• Central banks remain on their relentless march – pushing up interest rates in the battle against the persistence of consumer price inflation. This has already exposed cracks in the banking sector, and recent survey data goes from weak (service sector) to very weak (manufacturing sector) suggesting a slowing economic backdrop. In China, its economic reopening from COVID lockdowns is looking temperate at best, as consumers prefer to continue saving, not spending and the property market still looks fragile.

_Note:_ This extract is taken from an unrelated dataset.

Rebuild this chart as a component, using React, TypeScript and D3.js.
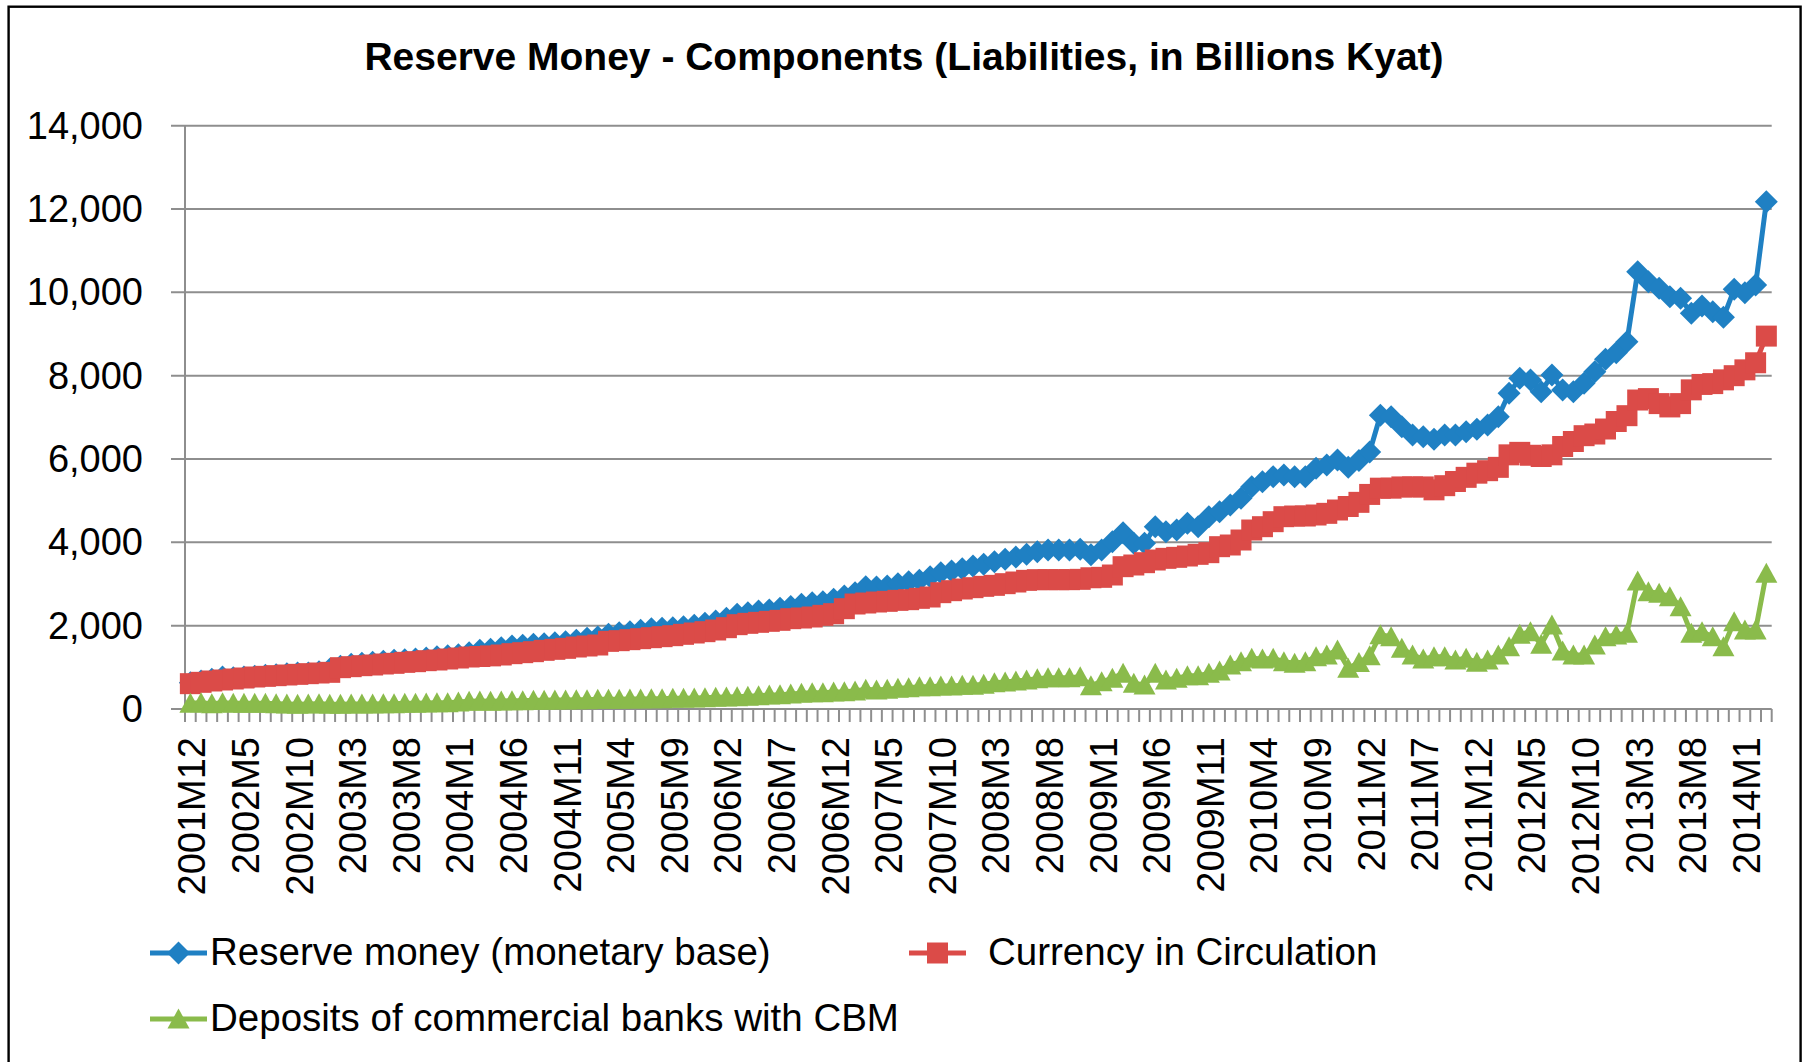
import React from "react";
import * as d3 from "d3";

const WIDTH = 1803;
const HEIGHT = 1062;
const MARGIN = { top: 125.7, right: 31.3, bottom: 353, left: 185 };

const TITLE = "Reserve Money - Components (Liabilities, in Billions Kyat)";

// monthly, 2001M12 .. 2014M3
const categories: string[] = d3.range(148).map((i) => {
  const m = 11 + i;
  return `${2001 + Math.floor(m / 12)}M${(m % 12) + 1}`;
});

const tickLabels = [
  "2001M12", "2002M5", "2002M10", "2003M3", "2003M8", "2004M1", "2004M6", "2004M11",
  "2005M4", "2005M9", "2006M2", "2006M7", "2006M12", "2007M5", "2007M10", "2008M3",
  "2008M8", "2009M1", "2009M6", "2009M11", "2010M4", "2010M9", "2011M2", "2011M7",
  "2011M12", "2012M5", "2012M10", "2013M3", "2013M8", "2014M1",
];

const yTicks = [0, 2000, 4000, 6000, 8000, 10000, 12000, 14000];

const reserveMoney = [
  632, 672, 712, 768, 752, 768, 784, 808, 824, 848, 864, 864, 896, 952, 1024, 1072, 1096, 1120, 1144, 1168,
  1184, 1200, 1224, 1256, 1280, 1304, 1352, 1408, 1432,
  1472, 1512, 1528, 1552, 1568, 1592, 1616, 1648, 1696, 1728, 1792, 1832, 1856, 1888, 1928, 1936, 1952, 1976, 2008, 2056,
  2112, 2176, 2272, 2312, 2352, 2376, 2416, 2460,
  2512, 2552, 2576, 2632, 2712, 2792, 2936, 2928, 2952, 3008, 3056, 3088, 3176, 3272, 3312, 3368, 3432, 3472, 3536, 3592,
  3648, 3712, 3776, 3816, 3816, 3816, 3832, 3700,
  3816, 4016, 4232, 3976, 3976, 4376, 4256, 4296, 4456, 4376, 4616, 4736, 4896, 5056, 5336, 5456, 5576, 5616, 5576, 5576,
  5776, 5856, 5976,
  5800, 5966, 6170, 7050, 7016, 6776, 6576, 6536, 6472, 6576, 6576, 6656, 6712, 6816, 7016, 7576, 7936, 7896, 7616, 8016,
  7656, 7616, 7816, 8096, 8392, 8552, 8816, 10496, 10256, 10096, 9896, 9856, 9496, 9672, 9536, 9400, 10072, 9992, 10176, 12176,
];

const currency = [
  608, 640, 672, 696, 720, 744, 768, 784, 800, 816, 832, 848, 864, 880, 992, 1016, 1040, 1056, 1080, 1096,
  1120, 1136, 1160, 1176, 1200, 1224, 1248, 1260, 1275,
  1296, 1328, 1352, 1376, 1408, 1432, 1456, 1488, 1512, 1536, 1624, 1640, 1664, 1688, 1712, 1736, 1760, 1792, 1824, 1856,
  1896, 1952, 2024, 2056, 2080, 2104, 2128, 2168,
  2184, 2208, 2248, 2288, 2408, 2520, 2544, 2568, 2584, 2608, 2624, 2656, 2688, 2792, 2840, 2880, 2912, 2944, 2968, 3008,
  3048, 3088, 3104, 3104, 3104, 3104, 3112, 3150,
  3160, 3216, 3416, 3456, 3512, 3576, 3616, 3640, 3672, 3712, 3752, 3896, 3936, 4056, 4296, 4376, 4496, 4616, 4632, 4632,
  4656, 4696, 4776,
  4860, 4960, 5150, 5300, 5300, 5330, 5330, 5330, 5260, 5360, 5460, 5560, 5660, 5720, 5800, 6100, 6160, 6090, 6060, 6100,
  6300, 6420, 6560, 6600, 6720, 6900, 7040, 7416, 7450, 7330, 7250, 7330, 7660, 7790, 7810, 7900, 8000, 8140, 8310, 8950,
];

const deposits = [
  136, 152, 128, 152, 136, 136, 136, 136, 128, 120, 112, 120, 128, 112, 112, 120, 120, 120, 128, 128,
  136, 136, 144, 152, 152, 168, 184, 192, 184,
  192, 200, 200, 208, 208, 216, 216, 224, 224, 232, 232, 232, 240, 240, 248, 248, 256, 256, 264, 272,
  280, 288, 296, 304, 320, 336, 340, 360,
  376, 392, 392, 408, 416, 432, 472, 456, 472, 496, 512, 536, 536, 552, 552, 568, 568, 592, 632, 648,
  672, 696, 728, 752, 752, 752, 776, 560,
  656, 736, 856, 616, 576, 856, 696, 736, 800, 800, 856, 912, 1056, 1136, 1216, 1200, 1216, 1136, 1096, 1136,
  1256, 1296, 1416,
  976, 1116, 1276, 1784, 1736, 1456, 1296, 1200, 1256, 1256, 1176, 1216, 1120, 1176, 1296, 1496, 1792, 1856, 1552, 2016,
  1392, 1296, 1296, 1536, 1736, 1776, 1816, 3072, 2816, 2776, 2696, 2456, 1816, 1856, 1736, 1496, 2096, 1896, 1896, 3256,
];

const FONT = "'Liberation Sans', Arial, sans-serif";
const GRID = "#8E8E8E";

const MARKERS = {
  diamond: "M0,-11.5L11.5,0L0,11.5L-11.5,0Z",
  square: "M-10.5,-10.5H10.5V10.5H-10.5Z",
  triangle: "M0,-10.5L11,9.5L-11,9.5Z",
};

const series = [
  { name: "Reserve money (monetary base)", values: reserveMoney, color: "#1F80C3", marker: MARKERS.diamond },
  { name: "Currency in Circulation", values: currency, color: "#DB4B48", marker: MARKERS.square },
  { name: "Deposits of commercial banks with CBM", values: deposits, color: "#8ABB4B", marker: MARKERS.triangle },
];

const legendPos = [
  { x: 150, y: 953 },
  { x: 909, y: 953 },
  { x: 150, y: 1019 },
];

export default function App() {
  const x = d3
    .scaleBand<string>()
    .domain(categories)
    .range([MARGIN.left, WIDTH - MARGIN.right])
    .padding(0);
  const y = d3
    .scaleLinear()
    .domain([0, 14000])
    .range([HEIGHT - MARGIN.bottom, MARGIN.top]);
  const cx = (c: string) => (x(c) as number) + x.bandwidth() / 2;
  const fmt = d3.format(",");

  const line = d3
    .line<number>()
    .x((_, i) => cx(categories[i]))
    .y((d) => y(d));

  const x0 = MARGIN.left;
  const x1 = WIDTH - MARGIN.right;
  const yBase = y(0);

  return (
    <svg
      width={WIDTH}
      height={HEIGHT}
      style={{ position: "absolute", left: 0, top: 0, background: "#fff" }}
      fontFamily={FONT}
    >
      <rect x={8.6} y={6.7} width={1792} height={1100} fill="#fff" stroke="#000" strokeWidth={2.4} />

      <text x={904} y={70} textAnchor="middle" fontSize={39} fontWeight="bold" fill="#000">
        {TITLE}
      </text>

      {/* gridlines + y axis */}
      {yTicks.map((t) => (
        <g key={t}>
          <line x1={x0 - 14} x2={x1} y1={y(t)} y2={y(t)} stroke={GRID} strokeWidth={2} />
          <text x={143} y={y(t)} textAnchor="end" dominantBaseline="central" fontSize={38} fill="#000">
            {fmt(t)}
          </text>
        </g>
      ))}
      <line x1={x0} x2={x0} y1={y(14000)} y2={yBase + 13} stroke={GRID} strokeWidth={2} />

      {/* x axis ticks */}
      {d3.range(categories.length + 1).map((k) => {
        const px = x0 + k * x.bandwidth();
        return <line key={k} x1={px} x2={px} y1={yBase} y2={yBase + 13} stroke={GRID} strokeWidth={2} />;
      })}
      {tickLabels.map((lab) => (
        <text
          key={lab}
          transform={`translate(${cx(lab) + 2},737) rotate(-90)`}
          textAnchor="end"
          dominantBaseline="central"
          fontSize={38}
          fill="#000"
        >
          {lab}
        </text>
      ))}

      {/* series */}
      {series.map((s) => (
        <g key={s.name}>
          <path d={line(s.values) || ""} fill="none" stroke={s.color} strokeWidth={5} strokeLinejoin="round" />
          {s.values.map((v, i) => (
            <path key={i} d={s.marker} transform={`translate(${cx(categories[i])},${y(v)})`} fill={s.color} />
          ))}
        </g>
      ))}

      {/* legend */}
      {series.map((s, i) => {
        const p = legendPos[i];
        return (
          <g key={s.name}>
            <line x1={p.x} x2={p.x + 57} y1={p.y} y2={p.y} stroke={s.color} strokeWidth={5} />
            <path d={s.marker} transform={`translate(${p.x + 28.5},${p.y})`} fill={s.color} />
            <text x={i === 1 ? p.x + 79 : p.x + 60} y={p.y + 12} fontSize={38.5} fill="#000">
              {s.name}
            </text>
          </g>
        );
      })}
    </svg>
  );
}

  • Inflation and interest rates remain high, but UK consumer confidence is steadily improving from the lows found in the wake of the short-lived Truss Prime Ministership. UK household savings ratios remain higher than immediately before the pandemic, but in the same way as rising energy bills sucked those accumulated pandemic savings away from any consumer spending boom, rising mortgage costs will impact the spending power in a rising number of households. US consumers have tended to spend down savings and rising interest rates tend not to be as impactful in terms of rising costs but will still pose problems for people looking to move home, as their long-term mortgage rates are not transferable to new properties.
  • Unemployment remains low for now and a job-filled recession is likely to be a less fearful beast than recent recessions, during the financial crisis and the pandemic. There is a ‘but’, which is we’re less capable of absorbing the impact of further negative shocks and geopolitical risks remain, most obviously with the potential for the war in Ukraine.
  • Inflation remains Enemy Number 1. That central banks were too loose in keeping interest rates at their COVID ultra-low levels is now a given, and the reason why they continue to talk in hawkish tones about rate rises to come. In the US and Europe at least, they will be breathing a sigh of relief that the inflation genie is heading back to the lamp. The Bank of England has more work to do. Weaknesses remain in the banking system, for now this is a secondary concern, but has prompted commercial banks to tighten lending standards.
  • In fixed income markets, 2023 is proving harder work than anticipated. UK Government bond yields have risen (which means prices fall) but have typically fallen elsewhere. Credit spreads have been relatively stable. We continue to use several strategic bond funds, some of which have been slowly increasing interest rate sensitivity in portfolios, in anticipation of falling interest rates. The yield available from fixed income, whether it be government or corporate bonds should serve as a positive, long-term backdrop for the asset class.
  • The mood in equity markets remains wary of recession, but one in which investors have been happy to accept the positive returns year to date. The weakness of the UK market and the strength of sterling are negating much of these positive returns. Areas such as US equities have seen valuations move from ‘expensive’ to ‘average’ in recent years. Others, particularly the UK and Japan are looking cheap versus history, but require a catalyst to unlock that value. Pressure on corporate earnings and profits will grow as consumer spending pressures build.
  • Sterling strengthened against the major currencies since January, particularly so against the Japanese yen as new Governor Ueda stuck, for now, to yield curve control. Despite the Saudis promising production cuts, Brent Crude, which started the year just below $86/barrel, moved lower by the end of June to $70/barrel. The US Department of Energy has announced the purchase of 3m barrels following drawdowns from the Strategic Oil Reserve last year. Gold rose sharply towards $2000/oz as concerns rose about the banking sector, but drifted lower to close at c$1968/oz.